** Start of GIVEN INFORMATION **

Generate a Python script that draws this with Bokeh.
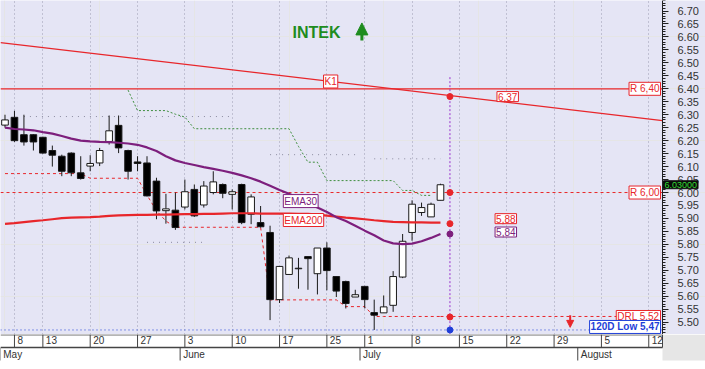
import pandas as pd
from bokeh.plotting import figure
from bokeh.models import (Range1d, LinearAxis, SingleIntervalTicker, FixedTicker,
                          Label, Arrow, NormalHead, Grid, NumeralTickFormatter)
from bokeh.layouts import column
from bokeh.embed import file_html
from bokeh.resources import INLINE
from bokeh.core.properties import value

# ---------------- data ----------------
holidays = ["2013-06-24"]
trade_days = [d.strftime("%Y-%m-%d") for d in pd.bdate_range("2013-05-07", "2013-08-16")
              if d.strftime("%Y-%m-%d") not in holidays]

candle_dates = trade_days[:47]
opens = [6.26, 6.29, 6.223, 6.223, 6.213, 6.162, 6.140, 6.152, 6.076, 6.102,
         6.114, 6.197, 6.259, 6.162, 6.118, 6.114, 6.044, 5.930, 5.932, 5.944,
         6.012, 5.952, 6.000, 6.031, 5.993, 6.031, 5.916, 5.884, 5.846, 5.587,
         5.684, 5.706, 5.753, 5.687, 5.786, 5.676, 5.657, 5.597, 5.638, 5.537,
         5.536, 5.565, 5.674, 5.846, 5.923, 5.906, 5.970]
highs = [6.30, 6.315, 6.300, 6.225, 6.215, 6.181, 6.146, 6.155, 6.140, 6.144,
         6.172, 6.297, 6.297, 6.165, 6.140, 6.140, 6.057, 5.995, 6.000, 6.050,
         6.031, 6.044, 6.082, 6.035, 6.012, 6.034, 5.993, 5.948, 5.872, 5.715,
         5.757, 5.748, 5.753, 5.786, 5.808, 5.676, 5.660, 5.625, 5.640, 5.587,
         5.603, 5.697, 5.840, 5.970, 5.961, 5.961, 6.034]
lows = [6.25, 6.195, 6.181, 6.162, 6.150, 6.100, 6.063, 6.063, 6.050, 6.082,
        6.102, 6.185, 6.152, 6.050, 6.082, 5.985, 5.897, 5.880, 5.856, 5.935,
        5.906, 5.942, 5.993, 5.978, 5.935, 5.878, 5.878, 5.865, 5.508, 5.574,
        5.684, 5.629, 5.625, 5.607, 5.623, 5.597, 5.553, 5.597, 5.553, 5.470,
        5.536, 5.540, 5.670, 5.814, 5.910, 5.906, 5.970]
closes = [6.28, 6.20, 6.195, 6.195, 6.152, 6.144, 6.082, 6.076, 6.054, 6.112,
          6.162, 6.238, 6.172, 6.082, 6.112, 5.987, 5.929, 5.937, 5.865, 6.003,
          5.910, 6.025, 6.041, 5.997, 6.003, 5.884, 5.983, 5.868, 5.587, 5.715,
          5.748, 5.708, 5.745, 5.786, 5.699, 5.620, 5.572, 5.606, 5.587, 5.527,
          5.559, 5.676, 5.812, 5.955, 5.942, 5.955, 6.030]

ema30 = [6.250, 6.245, 6.243, 6.240, 6.233, 6.227, 6.218, 6.208, 6.200, 6.197,
         6.195, 6.194, 6.192, 6.189, 6.184, 6.174, 6.160, 6.140, 6.124, 6.114,
         6.106, 6.098, 6.091, 6.084, 6.076, 6.066, 6.055, 6.042, 6.026, 6.010,
         5.995, 5.978, 5.960, 5.942, 5.925, 5.905, 5.890, 5.872, 5.853, 5.835,
         5.815, 5.804, 5.801, 5.803, 5.812, 5.825, 5.840]
ema200 = [5.879, 5.882, 5.886, 5.890, 5.893, 5.897, 5.901, 5.903, 5.904, 5.905,
          5.907, 5.910, 5.912, 5.913, 5.914, 5.914, 5.915, 5.915, 5.916, 5.917,
          5.917, 5.918, 5.918, 5.919, 5.920, 5.920, 5.920, 5.919, 5.919, 5.919,
          5.919, 5.918, 5.918, 5.915, 5.911, 5.907, 5.903, 5.900, 5.897, 5.893,
          5.890, 5.887, 5.886, 5.885, 5.885, 5.884, 5.884]

stop_dates = trade_days[13:46]
stop_vals = [6.395, 6.316, 6.316, 6.316, 6.316, 6.302, 6.291, 6.246, 6.246, 6.246,
             6.246, 6.246, 6.246, 6.246, 6.246, 6.246, 6.246, 6.246, 6.178, 6.117,
             6.117, 6.046, 6.046, 6.046, 6.046, 6.046, 6.046, 6.046, 6.046, 6.008,
             6.008, 5.989, 5.989]

drl_dates = trade_days[:47]
drl_vals = [6.073] * 9 + [6.055] * 6 + [5.99, 5.93, 5.89] + [5.866] * 10 + \
           [5.586] * 8 + [5.560] * 3 + [5.522] * 8

grey_starts = ["2013-05-09", "2013-06-14", "2013-07-02", "2013-05-28"]
grey_ends = ["2013-06-10", "2013-06-28", "2013-07-11", "2013-06-05"]
grey_levels = [6.293, 6.146, 6.130, 5.808]

week_tick_dates = ["2013-05-08", "2013-05-13", "2013-05-20", "2013-05-27", "2013-06-03",
                   "2013-06-10", "2013-06-17", "2013-06-25", "2013-07-01", "2013-07-08",
                   "2013-07-15", "2013-07-22", "2013-07-29", "2013-08-05", "2013-08-12"]
week_tick_labels = ["8", "13", "20", "27", "3", "10", "17", "25", "1", "8",
                    "15", "22", "29", "5", "12"]
month_dates = ["2013-05-07", "2013-06-03", "2013-07-01", "2013-08-01"]
month_labels = ["May", "June", "July", "August"]

resist_hi = 6.40
resist_lo = 6.00
drl_level = 5.52
low_120d = 5.47
k1_dates = ["2013-05-07", "2013-07-12"]
k1_vals = [6.576, 6.374]
k1_proj = 6.37
ema200_last = 5.88
ema30_last = 5.84
last_price = 6.03
signal_date = "2013-07-12"

# ---------------- layout constants ----------------
xi = {d: i for i, d in enumerate(trade_days)}
RED = "#E8262B"
PURPLE = "#7D1F7D"
BLUE = "#1F3FD8"
GREEN = "#1E8C1E"
BG = "#E5E5F5"
FONT = "Liberation Sans"

PX = 9.467                    # pixels per trading day
X0 = -0.475
X_AX = X0 + 662 / PX          # where the price axis sits
X_END = X0 + 705 / PX
Y0, Y1 = 5.4525, 6.7405
xr = Range1d(X0, X_END)
yr = Range1d(Y0, Y1)

p = figure(frame_width=705, frame_height=334, x_range=xr, y_range=yr,
           output_backend="svg", toolbar_location=None,
           x_axis_location=None, y_axis_location=None,
           min_border_left=0, min_border_top=0, min_border_bottom=0, min_border_right=0,
           background_fill_color=BG, border_fill_color=BG,
           outline_line_color=None)

week_idx = [xi[d] for d in week_tick_dates]
p.add_layout(Grid(dimension=0, ticker=FixedTicker(ticks=week_idx),
                  grid_line_color="#9A9AB0", grid_line_dash="1 3"))

yax = LinearAxis(ticker=SingleIntervalTicker(interval=0.05, num_minor_ticks=5),
                 formatter=NumeralTickFormatter(format="0.00"), fixed_location=X_AX,
                 major_tick_out=6, major_tick_in=0, minor_tick_out=3, minor_tick_in=0,
                 major_label_standoff=9, major_label_text_font=FONT,
                 major_label_text_font_size="11px", major_label_text_color="#333333",
                 axis_line_color="#222222", major_tick_line_color="#222222",
                 minor_tick_line_color="#222222")
p.add_layout(yax, "right")

# grey dotted swing levels
p.segment(x0=[xi[d] for d in grey_starts], x1=[xi[d] for d in grey_ends],
          y0=grey_levels, y1=grey_levels, line_color="#8C8CA0", line_dash="1 5", line_width=1)

# horizontal levels
p.segment(x0=[X0], x1=[X_AX], y0=[resist_hi], y1=[resist_hi], line_color=RED, line_width=1.3)
p.segment(x0=[X0], x1=[X_AX], y0=[resist_lo], y1=[resist_lo], line_color=RED, line_width=1, line_dash="3 3")
p.segment(x0=[X0], x1=[X_AX], y0=[low_120d], y1=[low_120d], line_color=BLUE, line_width=1, line_dash="1 3")
p.segment(x0=[xi[drl_dates[-1]]], x1=[X_AX], y0=[drl_vals[-1]], y1=[drl_vals[-1]],
          line_color=RED, line_width=1, line_dash="3 3")

# K1 trendline (through its two anchor points, extended across the frame)
g = (k1_vals[1] - k1_vals[0]) / (xi[k1_dates[1]] - xi[k1_dates[0]])
b = k1_vals[0] - g * xi[k1_dates[0]]
p.segment(x0=[X0], x1=[X_AX], y0=[b + g * X0], y1=[b + g * X_AX], line_color=RED, line_width=1.2)

# DRL stepped line & trailing stop
p.line([xi[d] for d in drl_dates], drl_vals, line_color=RED, line_width=1, line_dash="3 3")
p.line([xi[d] for d in stop_dates], stop_vals, line_color="#3E8E3E", line_width=1, line_dash="2 2")

# signal vertical line
sig = xi[signal_date]
p.segment(x0=[sig], x1=[sig], y0=[6.445], y1=[Y0], line_color="#9933CC", line_dash="2 2", line_width=1)

# candles
cx = [xi[d] for d in candle_dates]
p.segment(x0=cx, x1=cx, y0=highs, y1=lows, line_color="#1A1A1A", line_width=1)
tops = [max(o, c) for o, c in zip(opens, closes)]
bots = [min(o, c) for o, c in zip(opens, closes)]
fills = ["white" if c >= o else "black" for o, c in zip(opens, closes)]
p.vbar(x=cx, width=0.7, top=tops, bottom=bots, fill_color=fills, line_color="#1A1A1A", line_width=1)

# EMAs
p.line(cx, ema200, line_color=RED, line_width=2.2)
p.line(cx, ema30, line_color=PURPLE, line_width=2.2)

# dots
p.scatter(x=[sig] * 6, y=[k1_proj, resist_lo, ema200_last, ema30_last, drl_level, low_120d],
          fill_color=[RED, RED, RED, PURPLE, RED, BLUE],
          line_color=[RED, RED, RED, PURPLE, RED, BLUE], size=6)

# arrows
p.add_layout(Arrow(x_start=37.7, y_start=6.586, x_end=37.7, y_end=6.654,
                   end=NormalHead(size=12, fill_color=GREEN, line_color=GREEN),
                   line_color=GREEN, line_width=3))
p.add_layout(Arrow(x_start=59.7, y_start=5.527, x_end=59.7, y_end=5.480,
                   end=NormalHead(size=7, fill_color=RED, line_color=RED),
                   line_color=RED, line_width=2))


def box(x, y, text, color, align="center", xo=0, yo=0, bold=False, fill="white",
        tcolor=None, size="10px", border=True):
    p.add_layout(Label(x=x, y=y, text=text, x_offset=xo, y_offset=yo,
                       text_align=align, text_baseline="middle", text_font=FONT,
                       text_font_size=size, text_font_style="bold" if bold else "normal",
                       text_color=tcolor or color, background_fill_color=fill,
                       border_line_color=color if border else None, border_line_width=1,
                       padding=1))


box(32.9, 6.617, "INTEK", GREEN, bold=True, fill=None, size="16px", border=False)
box(34.4, b + g * 34.4, "K1", RED)
box(53.1, k1_proj, "6,37", RED)
box(X_AX, resist_hi, "R 6,40", RED, align="right", xo=-2)
box(X_AX, resist_lo, "R 6,00", RED, align="right", xo=-2)
box(X_AX, drl_level, "DRL 5,52", RED, align="right", xo=-2)
box(X_AX, low_120d, "120D Low 5,47", BLUE, align="right", xo=-2, yo=3, bold=True)
box(52.9, ema200_last, "5,88", RED, yo=5)
box(52.9, ema30_last, "5,84", PURPLE, yo=2)
box(29.4, 5.967, "EMA30", PURPLE, align="left")
box(29.4, 5.894, "EMA200", RED, align="left")
box(X_AX, last_price, "6.03000", "#111111", align="left", xo=1, fill="#0A0A0A",
    tcolor="#33DD33", size="9px")

# ---------------- date strip ----------------
s = figure(frame_width=705, frame_height=35, x_range=xr, y_range=Range1d(0, 35),
           output_backend="svg", toolbar_location=None,
           x_axis_location=None, y_axis_location=None,
           min_border_left=0, min_border_top=0, min_border_bottom=0, min_border_right=0,
           background_fill_color="white", border_fill_color="white",
           outline_line_color=None)
s.xgrid.visible = False
s.ygrid.visible = False
s.quad(left=[X_AX], right=[X_END], bottom=[9], top=[35], fill_color="#E6E6E6", line_color=None)
s.segment(x0=week_idx, x1=week_idx, y0=[35] * len(week_idx), y1=[22] * len(week_idx),
          line_color="#444444", line_width=1)
s.segment(x0=[X0], x1=[X_AX], y0=[22], y1=[22], line_color="#444444", line_width=1.5)
s.segment(x0=[X0], x1=[X_AX], y0=[34.6], y1=[34.6], line_color="#444444", line_width=1)
s.segment(x0=[X_AX], x1=[X_AX], y0=[35], y1=[22], line_color="#444444", line_width=1)
s.text(x=week_idx, y=[34] * len(week_idx), text=week_tick_labels, x_offset=3,
       text_align="left", text_baseline="top", text_font=value(FONT),
       text_font_size="10px", text_color="#333333")
mb = [xi[d] - 0.5 for d in month_dates]
s.segment(x0=mb, x1=mb, y0=[22] * len(mb), y1=[9] * len(mb), line_color="#444444", line_width=1)
s.text(x=mb, y=[20.5] * len(mb), text=month_labels, x_offset=3,
       text_align="left", text_baseline="top", text_font=value(FONT),
       text_font_size="10px", text_color="#333333")

layout = column(p, s, spacing=0)
open("out.html", "w").write(file_html(layout, INLINE))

** End of GIVEN INFORMATION **

GOAL OF THE EXERCISE: Repeat the listing above from its first line through the line that contains "not in holidays]", both included, and nothing more. Drop the pictures.

TASK ANSWER:
Generate a Python script that draws this with Bokeh.
import pandas as pd
from bokeh.plotting import figure
from bokeh.models import (Range1d, LinearAxis, SingleIntervalTicker, FixedTicker,
                          Label, Arrow, NormalHead, Grid, NumeralTickFormatter)
from bokeh.layouts import column
from bokeh.embed import file_html
from bokeh.resources import INLINE
from bokeh.core.properties import value

# ---------------- data ----------------
holidays = ["2013-06-24"]
trade_days = [d.strftime("%Y-%m-%d") for d in pd.bdate_range("2013-05-07", "2013-08-16")
              if d.strftime("%Y-%m-%d") not in holidays]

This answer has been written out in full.